<<<<
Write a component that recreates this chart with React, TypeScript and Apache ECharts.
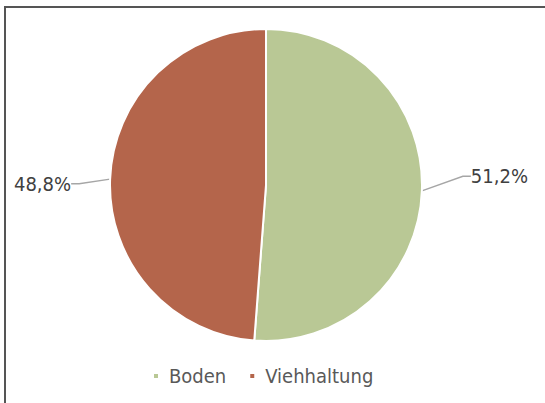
import React, { useEffect, useRef } from "react";
import * as echarts from "echarts";

const categories = ["Boden", "Viehhaltung"];
const values = [51.2, 48.8];
const colors = ["#B9C895", "#B4654B"];
// label nudges (dx, dy) per slice, to match the reference leader layout
const labelShift = [
  [0, -16],
  [10, 6],
];

const FONT = "'DejaVu Sans Condensed', 'DejaVu Sans', sans-serif";

export default function App() {
  const ref = useRef<HTMLDivElement>(null);
  useEffect(() => {
    if (!ref.current) return;
    const chart = echarts.init(ref.current, null, { renderer: "svg" });
    chart.setOption({
      animation: false,
      backgroundColor: "#ffffff",
      legend: {
        bottom: 12,
        left: 147,
        icon: "rect",
        itemWidth: 6,
        itemHeight: 6,
        itemGap: 22,
        data: categories,
        textStyle: {
          fontFamily: FONT,
          fontSize: 20,
          color: "#595959",
          padding: [0, 0, 0, 5],
        },
      },
      graphic: [
        { type: "line", shape: { x1: 5, y1: 7, x2: 545, y2: 7 }, style: { stroke: "#555555", lineWidth: 2 } },
        { type: "line", shape: { x1: 5, y1: 6, x2: 5, y2: 403 }, style: { stroke: "#555555", lineWidth: 2 } },
      ],
      series: [
        {
          type: "pie",
          center: [266, 185],
          radius: 156,
          startAngle: 90,
          clockwise: true,
          itemStyle: { borderColor: "#ffffff", borderWidth: 2 },
          label: {
            show: true,
            position: "outside",
            overflow: "none",
            formatter: (p: any) => p.value.toFixed(1).replace(".", ",") + "%",
            fontFamily: FONT,
            fontSize: 20,
            color: "#404040",
          },
          labelLine: {
            show: true,
            length: 36,
            length2: 8,
            lineStyle: { color: "#A6A6A6", width: 1.5 },
          },
          labelLayout: (p: any) => {
            const r = p.labelRect;
            const right = p.dataIndex === 0;
            return {
              x: (right ? r.x : r.x + r.width) + labelShift[p.dataIndex][0],
              y: r.y + r.height / 2 + labelShift[p.dataIndex][1],
              align: right ? "left" : "right",
              verticalAlign: "middle",
            };
          },
          data: categories.map((c, i) => ({
            name: c,
            value: values[i],
            itemStyle: { color: colors[i] },
          })),
        },
      ],
    });
    return () => chart.dispose();
  }, []);
  return (
    <div
      ref={ref}
      style={{ position: "fixed", left: 0, top: 0, width: 545, height: 403 }}
    />
  );
}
>>>>
### [Task to complete]
Each line of the data should be quoted exactly, with pictures left out.

### [Full solution]
Write a component that recreates this chart with React, TypeScript and Apache ECharts.
import React, { useEffect, useRef } from "react";
import * as echarts from "echarts";

const categories = ["Boden", "Viehhaltung"];
const values = [51.2, 48.8];
const colors = ["#B9C895", "#B4654B"];
// label nudges (dx, dy) per slice, to match the reference leader layout
const labelShift = [
  [0, -16],
  [10, 6],
];

const FONT = "'DejaVu Sans Condensed', 'DejaVu Sans', sans-serif";

export default function App() {
  const ref = useRef<HTMLDivElement>(null);
  useEffect(() => {
    if (!ref.current) return;
    const chart = echarts.init(ref.current, null, { renderer: "svg" });
    chart.setOption({
      animation: false,
      backgroundColor: "#ffffff",
      legend: {
        bottom: 12,
        left: 147,
        icon: "rect",
        itemWidth: 6,
        itemHeight: 6,
        itemGap: 22,
        data: categories,
        textStyle: {
          fontFamily: FONT,
          fontSize: 20,
          color: "#595959",
          padding: [0, 0, 0, 5],
        },
      },
      graphic: [
        { type: "line", shape: { x1: 5, y1: 7, x2: 545, y2: 7 }, style: { stroke: "#555555", lineWidth: 2 } },
        { type: "line", shape: { x1: 5, y1: 6, x2: 5, y2: 403 }, style: { stroke: "#555555", lineWidth: 2 } },
      ],
      series: [
        {
          type: "pie",
          center: [266, 185],
          radius: 156,
          startAngle: 90,
          clockwise: true,
          itemStyle: { borderColor: "#ffffff", borderWidth: 2 },
          label: {
            show: true,
            position: "outside",
            overflow: "none",
            formatter: (p: any) => p.value.toFixed(1).replace(".", ",") + "%",
            fontFamily: FONT,
            fontSize: 20,
            color: "#404040",
          },
          labelLine: {
            show: true,
            length: 36,
            length2: 8,
            lineStyle: { color: "#A6A6A6", width: 1.5 },
          },
          labelLayout: (p: any) => {
            const r = p.labelRect;
            const right = p.dataIndex === 0;
            return {
              x: (right ? r.x : r.x + r.width) + labelShift[p.dataIndex][0],
              y: r.y + r.height / 2 + labelShift[p.dataIndex][1],
              align: right ? "left" : "right",
              verticalAlign: "middle",
            };
          },
          data: categories.map((c, i) => ({
            name: c,
            value: values[i],
            itemStyle: { color: colors[i] },
          })),
        },
      ],
    });
    return () => chart.dispose();
  }, []);
  return (
    <div
      ref={ref}
      style={{ position: "fixed", left: 0, top: 0, width: 545, height: 403 }}
    />
  );
}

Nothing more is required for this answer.